In this form of' earthquake pillars may be seen righting themselves which have been almost entirely uprooted, split walls coming together to their original position; beams, dislocated by the shock, go back to their places, and likewise channels, and such-like means of furthering the flow of water, have their cracks cemented better than they could be by human craftsmen. Now the second form of earthquake brings destruction to anything liable to it, and it throws over at once, as it were by a battering-ram, whatever meets the force of its impact.

The most destructive kind of earthquake the experts are wont to liken to the symptoms of a man suffering from a non-intermittent fever, the breathing of such a patient being rapid and laboured. There are symptoms of this to be found in many parts of the body, especially at each wrist. In the same way, they say, the earthquake dives directly under buildings and shakes up their foundations, just as molehills come up from the bowels of the earth. It is this sort of shock alone that leaves no trace on the ground that men ever dwelt there.

This was the type of earthquake, they say, that on the occasion referred to levelled Helice to the ground, and that it was accompanied by another disaster in the season of winter. The sea flooded a great part of the land, and covered up the whole of Helice all round. Moreover, the tide was so deep in the grove of Poseidon that only the tops of the trees remained visible. What with the sudden earthquake, and the invasion of the sea that accompanied it, the tidal wave swallowed up Helice and every man in it.

A similar fate, though different in type,[*](Perhaps we should delete the commas at κατέλαβεν and ἰδέαν, take ἕτερον to mean “a second,” and construe τὴν ἰδέαν with τοιοῦτο; “another, similar in type.”) came upon a city on Mount Sipylus, so that it vanished into a chasm. The mountain split, water welled up from the fissure, and the chasm became a lake called Saloe. The ruins of the city were to be seen in the lake, until the water of the torrent hid them from view. The ruins of Helice too are visible, but not so plainly now as they were once, because they are corroded by the salt water.
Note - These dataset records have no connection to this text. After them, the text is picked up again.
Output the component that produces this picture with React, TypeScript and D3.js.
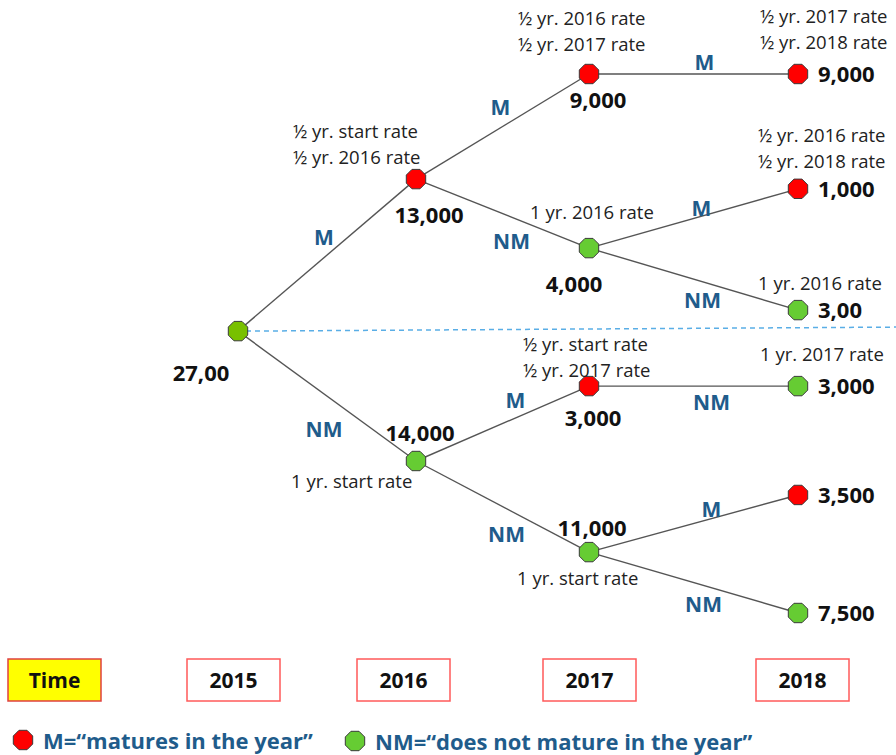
import React from "react";
import * as d3 from "d3";

// tree of maturities, one node per outcome
const years = [2015, 2016, 2017, 2018];
const nodeIds = ["root", "A", "B", "C", "D", "E", "F", "CM", "DM", "DN", "EN", "FM", "FN"];
const nodeYear = [2015, 2016, 2016, 2017, 2017, 2017, 2017, 2018, 2018, 2018, 2018, 2018, 2018];
const nodeLevel = [4.77, 1.95, 7.18, 0, 3.23, 5.79, 8.87, 0, 2.13, 4.38, 5.79, 7.81, 10];
const nodeType = ["root", "M", "NM", "M", "NM", "M", "NM", "M", "M", "NM", "NM", "M", "NM"];
const nodeValue = ["27,00", "13,000", "14,000", "9,000", "4,000", "3,000", "11,000", "9,000", "1,000", "3,00", "3,000", "3,500", "7,500"];
const nodeNotes: string[][] = [
  [],
  ["½ yr. start rate", "½ yr. 2016 rate"],
  ["1 yr. start rate"],
  ["½ yr. 2016 rate", "½ yr. 2017 rate"],
  ["1 yr. 2016 rate"],
  ["½ yr. start rate", "½ yr. 2017 rate"],
  ["1 yr. start rate"],
  ["½ yr. 2017 rate", "½ yr. 2018 rate"],
  ["½ yr. 2016 rate", "½ yr. 2018 rate"],
  ["1 yr. 2016 rate"],
  ["1 yr. 2017 rate"],
  [],
  [],
];
const edgeSource = ["root", "root", "A", "A", "B", "B", "C", "D", "D", "E", "F", "F"];
const edgeTarget = ["A", "B", "C", "D", "E", "F", "CM", "DM", "DN", "EN", "FM", "FN"];
const edgeLabel = ["M", "NM", "M", "NM", "M", "NM", "M", "M", "NM", "NM", "M", "NM"];
const timeLabel = "Time";
const legendLabels = ["M=\u201cmatures in the year\u201d", "NM=\u201cdoes not mature in the year\u201d"];

// label placement (offsets from the node / edge midpoint)
const valueOffset: Record<string, [number, number, string]> = {
  root: [-37, 50, "middle"],
  A: [13, 44, "middle"],
  B: [4, -20, "middle"],
  C: [9, 34, "middle"],
  D: [-15, 44, "middle"],
  E: [4, 40, "middle"],
  F: [3, -16, "middle"],
};
const noteOffset: Record<string, [number, number]> = {
  A: [-123, -41],
  B: [-125, 27],
  C: [-71, -49],
  D: [-59, -29],
  E: [-66, -35],
  F: [-72, 33],
  CM: [-38, -51],
  DM: [-40, -47],
  DN: [-40, -20],
  EN: [-38, -25],
};
const edgeOffset = [[-3, -18], [-3, 33], [-2, -20], [9, 27], [13, -24], [4, 27], [11, -12], [8, -10], [9, 21], [18, 16], [18, -15], [10, 21]];

const W = 896, H = 755;
const FONT = "'Open Sans', Lato, sans-serif";
const BLUE = "#1f5c8b";
const fillFor: Record<string, string> = { root: "#78c000", M: "#ff0000", NM: "#66cc33" };

const x = d3.scaleLinear().domain(years).range([238, 416, 589, 798]);
const y = d3.scaleLinear().domain([0, 10]).range([74, 613]);

const octagon = (r: number) =>
  d3.range(8).map(k => {
    const a = (Math.PI / 8) + k * Math.PI / 4;
    return [r * Math.cos(a), r * Math.sin(a)].join(",");
  }).join(" ");

const Oct = ({ cx, cy, fill }: { cx: number; cy: number; fill: string }) => (
  <polygon points={octagon(10.5)} transform={`translate(${cx},${cy})`} fill={fill} stroke="#3a3a3a" strokeWidth={1} />
);

export default function App() {
  const pos: Record<string, [number, number]> = {};
  nodeIds.forEach((id, i) => { pos[id] = [x(nodeYear[i]), y(nodeLevel[i])]; });
  const root = pos.root;

  const boxX = d3.scaleOrdinal<string, number>().domain([timeLabel, ...years.map(String)]).range([8, 187, 357, 543, 756]);

  return (
    <svg width={W} height={H} style={{ position: "absolute", left: 0, top: 0, background: "#fff" }} fontFamily={FONT}>
      <line x1={root[0] + 8} y1={root[1]} x2={W} y2={root[1] - 4} stroke="#5aaee6" strokeWidth={1.5} strokeDasharray="5,4" />

      {edgeSource.map((s, i) => {
        const [x1, y1] = pos[s];
        const [x2, y2] = pos[edgeTarget[i]];
        return <line key={"e" + i} x1={x1} y1={y1} x2={x2} y2={y2} stroke="#555" strokeWidth={1.4} />;
      })}

      {edgeSource.map((s, i) => {
        const [x1, y1] = pos[s];
        const [x2, y2] = pos[edgeTarget[i]];
        return (
          <text key={"el" + i} x={(x1 + x2) / 2 + edgeOffset[i][0]} y={(y1 + y2) / 2 + edgeOffset[i][1]}
            textAnchor="middle" dominantBaseline="central" fill={BLUE} fontWeight="bold" fontSize={21}>
            {edgeLabel[i]}
          </text>
        );
      })}

      {nodeIds.map((id, i) => {
        const [cx, cy] = pos[id];
        const off = valueOffset[id] || [20, 8, "start"];
        const note = noteOffset[id];
        return (
          <g key={id}>
            <Oct cx={cx} cy={cy} fill={fillFor[nodeType[i]]} />
            <text x={cx + off[0]} y={cy + off[1]} textAnchor={off[2]} fontWeight="bold" fontSize={22} fill="#111">
              {nodeValue[i]}
            </text>
            {note && nodeNotes[i].map((t, j) => (
              <text key={j} x={cx + note[0]} y={cy + note[1] + j * 26} fontSize={18.5} fill="#222">{t}</text>
            ))}
          </g>
        );
      })}

      {[timeLabel, ...years.map(String)].map((t, i) => (
        <g key={t}>
          <rect x={boxX(t)} y={659} width={93} height={42} fill={i === 0 ? "#ffff00" : "#fff"} stroke={i === 0 ? "#e04040" : "#ff5a5a"} strokeWidth={1.5} />
          <text x={boxX(t) + 46.5} y={680} textAnchor="middle" dominantBaseline="central" fontWeight="bold" fontSize={21} fill="#111">{t}</text>
        </g>
      ))}

      <Oct cx={23} cy={740} fill="#ff0000" />
      <text x={43} y={740} dominantBaseline="central" fontWeight="bold" fontSize={22} fill={BLUE}>{legendLabels[0]}</text>
      <Oct cx={355} cy={741} fill="#66cc33" />
      <text x={375} y={741} dominantBaseline="central" fontWeight="bold" fontSize={22} fill={BLUE}>{legendLabels[1]}</text>
    </svg>
  );
}
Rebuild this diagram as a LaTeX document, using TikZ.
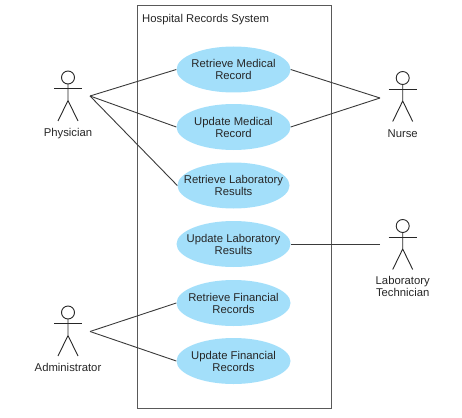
\documentclass[tikz,border=0pt]{standalone}
\usepackage{fontspec}
\setmainfont{Liberation Sans}
\usetikzlibrary{shapes.geometric}
\definecolor{uc}{HTML}{A3DFFA}
\definecolor{ln}{HTML}{3A3A3A}
\tikzset{
  usecase/.style={ellipse,fill=uc,inner sep=0pt,minimum width=114pt,minimum height=46pt},
  lbl/.style={align=center,inner sep=0pt,font=\fontsize{11.3}{12}\selectfont,text=black!85},
  link/.style={draw=ln,line width=0.9pt},
  figure/.style={draw=black!85,line width=0.9pt},
  sysbox/.style={draw=black!65,line width=1pt}
}
\newcommand{\stick}[2]{%
  \begin{scope}[shift={(#1,#2)}]
    \draw[figure] (0,0) circle (6.5);
    \draw[figure] (-14,11) -- (14,11);
    \draw[figure] (0,6.5) -- (0,23) (-10,43.5) -- (0,23) -- (10,43.5);
  \end{scope}}
\begin{document}
\begin{tikzpicture}[x=1pt,y=-1pt]
\useasboundingbox (0,0) rectangle (462,417);
\node[sysbox,minimum width=194pt,minimum height=402pt,inner sep=0pt] (sys) at (234,207) {};
\node[lbl,anchor=west] (title) at (142,20) {Hospital Records System};
\node[usecase,label={[lbl]center:Retrieve Medical\\Record}] (e1) at (233.5,69.5) {};
\node[usecase,label={[lbl]center:Update Medical\\Record}] (e2) at (233.5,127) {};
\node[usecase,minimum width=112pt,label={[lbl]center:Retrieve Laboratory\\Results}] (e3) at (233.5,185.5) {};
\node[usecase,label={[lbl]center:Update Laboratory\\Results}] (e4) at (233.5,244) {};
\node[usecase,label={[lbl]center:Retrieve Financial\\Records}] (e5) at (233.5,303) {};
\node[usecase,label={[lbl]center:Update Financial\\Records}] (e6) at (233.5,361) {};
\stick{68}{77.5}
\stick{402.7}{78}
\stick{68}{312.5}
\stick{402.7}{226}
\node[lbl] (physician) at (68,134) {Physician};
\node[lbl] (nurse) at (402.7,133.5) {Nurse};
\node[lbl] (admin) at (68,367.5) {Administrator};
\node[lbl] (tech) at (402.7,286.5) {Laboratory\\Technician};
\coordinate (pp) at (90,96);
\coordinate (np) at (380,98);
\coordinate (ap) at (90,331.5);
\coordinate (tp) at (380,244);
\draw[link] (pp) -- (e1.west);
\draw[link] (pp) -- (e2.west);
\draw[link] (pp) -- (e3.west);
\draw[link] (np) -- (e1.east);
\draw[link] (np) -- (e2.east);
\draw[link] (tp) -- (e4.east);
\draw[link] (ap) -- (e5.west);
\draw[link] (ap) -- (e6.west);
\end{tikzpicture}
\end{document}
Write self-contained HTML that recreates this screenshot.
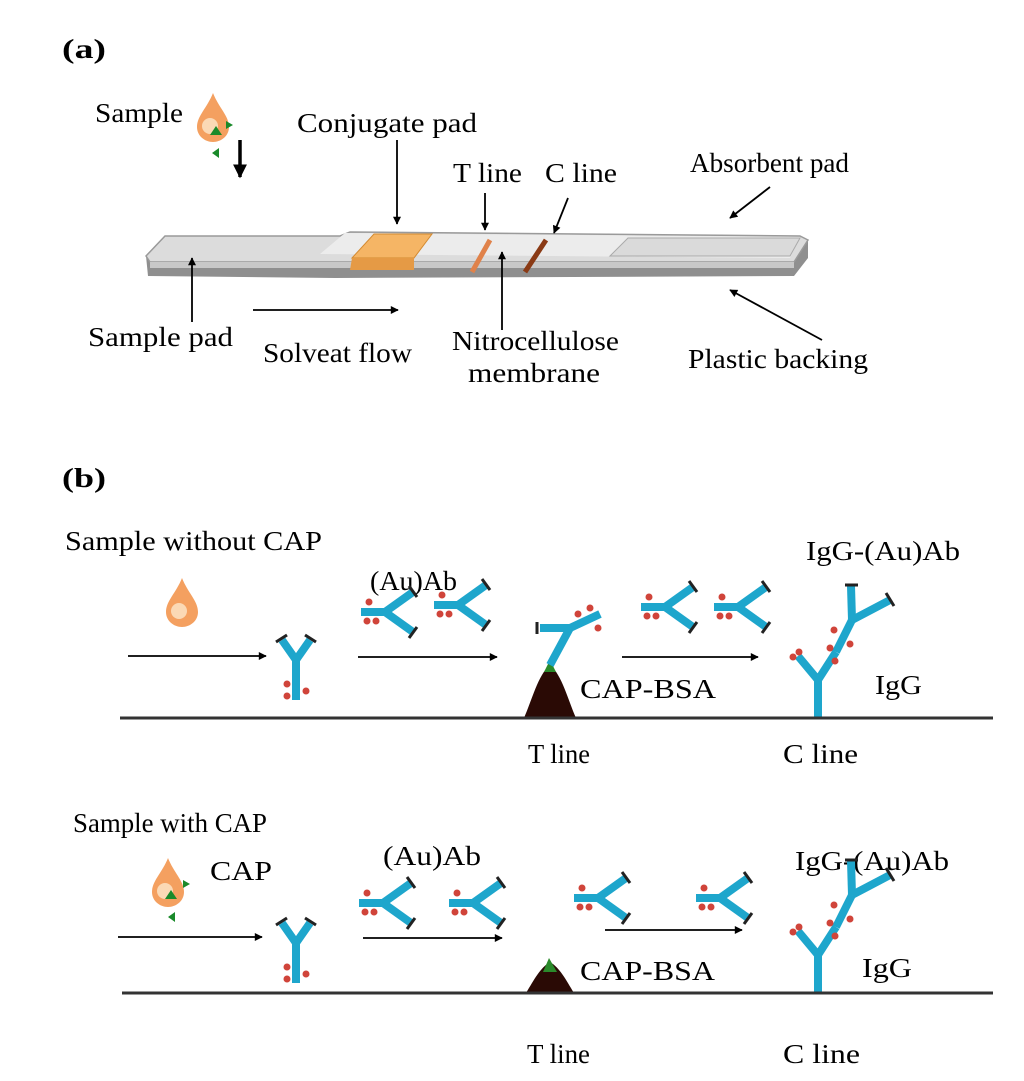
<!DOCTYPE html>
<html><head><meta charset="utf-8"><style>
html,body{margin:0;padding:0;background:#fff;}
svg{display:block;}
text{font-family:"Liberation Serif",serif;fill:#000;font-size:27px;}
</style></head><body>
<svg width="1024" height="1081" viewBox="0 0 1024 1081" xmlns="http://www.w3.org/2000/svg">
<defs>
<marker id="ah" viewBox="0 0 10 10" refX="9" refY="5" markerWidth="9" markerHeight="8" orient="auto-start-reverse" markerUnits="userSpaceOnUse"><path d="M0,0 L10,5 L0,10 z" fill="#000"/></marker>
<marker id="ahb" viewBox="0 0 10 10" refX="9" refY="5" markerWidth="14" markerHeight="14" orient="auto" markerUnits="userSpaceOnUse"><path d="M0,0 L10,5 L0,10 z" fill="#000"/></marker>
<g id="side">
<g stroke="#1ea6cc" stroke-width="8" stroke-linecap="butt" fill="none">
<line x1="-24" y1="0" x2="0" y2="0"/><line x1="0" y1="0" x2="28" y2="-20"/><line x1="0" y1="0" x2="28" y2="20"/></g>
<g stroke="#222" stroke-width="3"><line x1="24" y1="-26" x2="32" y2="-15"/><line x1="24" y1="26" x2="32" y2="15"/></g>
<g fill="#d0443a"><circle cx="-16" cy="-10" r="3.5"/><circle cx="-18" cy="9" r="3.5"/><circle cx="-9" cy="9" r="3.5"/></g>
</g>
<g id="up">
<g stroke="#1ea6cc" stroke-width="8" fill="none">
<line x1="0" y1="0" x2="0" y2="40"/><line x1="0" y1="0" x2="-14" y2="-20"/><line x1="0" y1="0" x2="14" y2="-20"/></g>
<g stroke="#222" stroke-width="3"><line x1="-20" y1="-18" x2="-9" y2="-25"/><line x1="20" y1="-18" x2="9" y2="-25"/></g>
<g fill="#d0443a"><circle cx="-9" cy="24" r="3.5"/><circle cx="-9" cy="36" r="3.5"/><circle cx="10" cy="31" r="3.5"/></g>
</g>
<g id="drop">
<path d="M0,-25 C6,-10 16,-2 16,9 C16,18 8,24 0,24 C-8,24 -16,18 -16,9 C-16,-2 -6,-10 0,-25 z" fill="#f4a060"/>
<circle cx="-3" cy="8" r="8" fill="#fbd9b5"/>
</g>
<g id="cline">
<g stroke="#1ea6cc" stroke-width="8" fill="none">
<line x1="0" y1="0" x2="0" y2="-38"/><line x1="0" y1="-38" x2="-20" y2="-62"/><line x1="0" y1="-38" x2="18" y2="-66"/>
<line x1="18" y1="-66" x2="34" y2="-98"/><line x1="34" y1="-98" x2="33" y2="-132"/><line x1="34" y1="-98" x2="72" y2="-118"/></g>
<g stroke="#222" stroke-width="3"><line x1="27" y1="-133" x2="40" y2="-133"/><line x1="68" y1="-125" x2="76" y2="-112"/></g>
<g fill="#d0443a"><circle cx="-25" cy="-61" r="3.5"/><circle cx="-19" cy="-66" r="3.5"/><circle cx="17" cy="-57" r="3.5"/><circle cx="12" cy="-70" r="3.5"/><circle cx="16" cy="-88" r="3.5"/><circle cx="32" cy="-74" r="3.5"/></g>
</g>
</defs>

<text x="62" y="58" font-weight="bold" textLength="44" lengthAdjust="spacingAndGlyphs">(a)</text>
<text x="95" y="122" textLength="88" lengthAdjust="spacingAndGlyphs">Sample</text>
<use href="#drop" x="213" y="118"/>
<path d="M226,121 l7,4 l-7,4 z M160,0 z M219,148 l-7,5 l7,5 z M216,126 l6,9 l-12,0z" fill="#1a8a2a"/>
<line x1="240" y1="140" x2="240" y2="177" stroke="#000" stroke-width="3.5" marker-end="url(#ahb)"/>
<text x="297" y="132" textLength="180" lengthAdjust="spacingAndGlyphs">Conjugate pad</text>
<text x="453" y="182" textLength="69" lengthAdjust="spacingAndGlyphs">T line</text>
<text x="545" y="182" textLength="72" lengthAdjust="spacingAndGlyphs">C line</text>
<text x="690" y="172" textLength="159" lengthAdjust="spacingAndGlyphs">Absorbent pad</text>

<!-- strip -->
<path d="M146,256 L165,236 L340,236 L350,232 L800,236 L808,240 L808,258 L794,276 L335,278 L148,276 z" fill="#8f8f8f"/>
<path d="M146,256 L165,236 L340,236 L350,232 L800,236 L808,240 L794,262 L150,262 z" fill="#dcdcdc" stroke="#9a9a9a" stroke-width="1.5"/>
<path d="M150,262 L794,262 L794,268 L150,268 z" fill="#c8c8c8"/>
<path d="M320,254 L345,233 L800,237 L790,258 Z" fill="#ececec"/>
<path d="M610,256 L628,238 L800,238 L790,256 z" fill="#dadada" stroke="#aaa" stroke-width="1"/>
<path d="M352,258 L374,234 L432,234 L414,258 z" fill="#f5b565" stroke="#d48a30" stroke-width="1"/>
<path d="M352,258 L414,258 L414,270 L350,270 z" fill="#e59a45"/>
<line x1="472" y1="272" x2="490" y2="240" stroke="#e0824a" stroke-width="5"/>
<line x1="525" y1="272" x2="546" y2="240" stroke="#8a3a15" stroke-width="5"/>

<line x1="397" y1="140" x2="397" y2="224" stroke="#000" stroke-width="1.8" marker-end="url(#ah)"/>
<line x1="485" y1="193" x2="485" y2="230" stroke="#000" stroke-width="1.8" marker-end="url(#ah)"/>
<line x1="568" y1="198" x2="554" y2="233" stroke="#000" stroke-width="1.8" marker-end="url(#ah)"/>
<line x1="770" y1="187" x2="730" y2="218" stroke="#000" stroke-width="1.8" marker-end="url(#ah)"/>
<line x1="192" y1="322" x2="192" y2="258" stroke="#000" stroke-width="1.8" marker-end="url(#ah)"/>
<line x1="253" y1="310" x2="398" y2="310" stroke="#000" stroke-width="1.8" marker-end="url(#ah)"/>
<line x1="502" y1="330" x2="502" y2="252" stroke="#000" stroke-width="1.8" marker-end="url(#ah)"/>
<line x1="822" y1="340" x2="730" y2="290" stroke="#000" stroke-width="1.8" marker-end="url(#ah)"/>

<text x="88" y="346" textLength="145" lengthAdjust="spacingAndGlyphs">Sample pad</text>
<text x="263" y="362" textLength="149" lengthAdjust="spacingAndGlyphs">Solveat flow</text>
<text x="452" y="350" textLength="167" lengthAdjust="spacingAndGlyphs">Nitrocellulose</text>
<text x="468" y="382" textLength="132" lengthAdjust="spacingAndGlyphs">membrane</text>
<text x="688" y="368" textLength="180" lengthAdjust="spacingAndGlyphs">Plastic backing</text>

<text x="62" y="487" font-weight="bold" textLength="44" lengthAdjust="spacingAndGlyphs">(b)</text>

<!-- section 1 -->
<text x="65" y="550" textLength="257" lengthAdjust="spacingAndGlyphs">Sample without CAP</text>
<use href="#drop" x="182" y="603"/>
<text x="370" y="590" textLength="87" lengthAdjust="spacingAndGlyphs">(Au)Ab</text>
<text x="806" y="560" textLength="154" lengthAdjust="spacingAndGlyphs">IgG-(Au)Ab</text>
<line x1="128" y1="656" x2="266" y2="656" stroke="#000" stroke-width="1.8" marker-end="url(#ah)"/>
<line x1="358" y1="657" x2="497" y2="657" stroke="#000" stroke-width="1.8" marker-end="url(#ah)"/>
<line x1="622" y1="657" x2="758" y2="657" stroke="#000" stroke-width="1.8" marker-end="url(#ah)"/>
<use href="#up" x="296" y="660"/>
<use href="#side" x="385" y="612"/>
<use href="#side" x="458" y="605"/>
<use href="#side" x="665" y="607"/>
<use href="#side" x="738" y="607"/>
<path d="M524,718 C532,700 538,675 550,665 C562,675 568,700 576,718 z" fill="#2a0a05"/>
<path d="M544,672 L550,660 L556,672 z" fill="#2a8a2a"/>
<g stroke="#1ea6cc" stroke-width="8" fill="none"><line x1="550" y1="665" x2="570" y2="628"/><line x1="570" y1="628" x2="540" y2="628"/><line x1="570" y1="628" x2="600" y2="614"/></g>
<line x1="537" y1="622" x2="537" y2="634" stroke="#222" stroke-width="3"/>
<g fill="#d0443a"><circle cx="578" cy="614" r="3.5"/><circle cx="590" cy="608" r="3.5"/><circle cx="598" cy="628" r="3.5"/></g>
<use href="#cline" x="818" y="718"/>
<text x="580" y="698" textLength="136" lengthAdjust="spacingAndGlyphs">CAP-BSA</text>
<text x="875" y="694" textLength="47" lengthAdjust="spacingAndGlyphs">IgG</text>
<line x1="120" y1="718" x2="993" y2="718" stroke="#333" stroke-width="3"/>
<text x="528" y="763" textLength="62" lengthAdjust="spacingAndGlyphs">T line</text>
<text x="783" y="763" textLength="75" lengthAdjust="spacingAndGlyphs">C line</text>

<!-- section 2 -->
<text x="73" y="832" textLength="194" lengthAdjust="spacingAndGlyphs">Sample with CAP</text>
<use href="#drop" x="168" y="883"/>
<path d="M183,880 l7,4 l-7,4 z M175,912 l-7,5 l7,5 z M171,890 l6,9 l-12,0z" fill="#1a8a2a"/>
<text x="210" y="880" textLength="62" lengthAdjust="spacingAndGlyphs">CAP</text>
<text x="383" y="865" textLength="98" lengthAdjust="spacingAndGlyphs">(Au)Ab</text>
<text x="795" y="870" textLength="154" lengthAdjust="spacingAndGlyphs">IgG-(Au)Ab</text>
<line x1="118" y1="937" x2="262" y2="937" stroke="#000" stroke-width="1.8" marker-end="url(#ah)"/>
<line x1="363" y1="938" x2="502" y2="938" stroke="#000" stroke-width="1.8" marker-end="url(#ah)"/>
<line x1="605" y1="930" x2="742" y2="930" stroke="#000" stroke-width="1.8" marker-end="url(#ah)"/>
<use href="#up" x="296" y="943"/>
<use href="#side" x="383" y="903"/>
<use href="#side" x="473" y="903"/>
<use href="#side" x="598" y="898"/>
<use href="#side" x="720" y="898"/>
<path d="M526,993 C534,980 540,968 550,962 C560,968 566,980 574,993 z" fill="#2a0a05"/>
<path d="M543,972 L549,958 L557,972 z" fill="#2a8a2a"/>
<use href="#cline" x="818" y="993"/>
<text x="580" y="980" textLength="135" lengthAdjust="spacingAndGlyphs">CAP-BSA</text>
<text x="862" y="977" textLength="50" lengthAdjust="spacingAndGlyphs">IgG</text>
<line x1="122" y1="993" x2="993" y2="993" stroke="#333" stroke-width="3"/>
<text x="527" y="1063" textLength="63" lengthAdjust="spacingAndGlyphs">T line</text>
<text x="783" y="1063" textLength="77" lengthAdjust="spacingAndGlyphs">C line</text>
</svg>
</body></html>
The disaster that befell Helice is but one of the many proofs that the wrath of the God of Suppliants is inexorable. The god at Dodona too manifestly advises us to respect suppliants. For about the time of Apheidas the Athenians received from Zeus of Dodona the following verses:—

  1. Consider the Areopagus, and the smoking altars
  2. Of the Eumenides, where the Lacedaemonians are to be thy suppliants,
  3. When hard-pressed in war. Kill them not with the sword,
  4. And wrong not suppliants. For suppliants are sacred and holy.

The Greeks were reminded of these words when Peloponnesians arrived at Athens at the time when the Athenian king was Codrus, the son of Melanthus. Now the rest of the Peloponnesian army, on learning of the death of Codrus and of the manner of it, departed from Attica, the oracle from Delphi making them despair of success in the future; but certain Lacedaemonians, who got unnoticed within the walls in the night, perceived at daybreak that their friends had gone, and when the Athenians gathered against them, they took refuge in the Areopagus at the altars of the goddesses called August.

On this occasion the Athenians allowed the suppliants to go away unharmed, but subsequently the magistrates themselves put to death the suppliants of Athena, when Cylon and his supporters had seized the Acropolis. So the slayers themselves and also their descendants were regarded as accursed to the goddess. The Lacedaemonians too put to death men who had taken refuge in the sanctuary of Poseidon at Taenarum. Presently their city was shaken by an earthquake so continuous and violent that no house in Lacedaemon could resist it.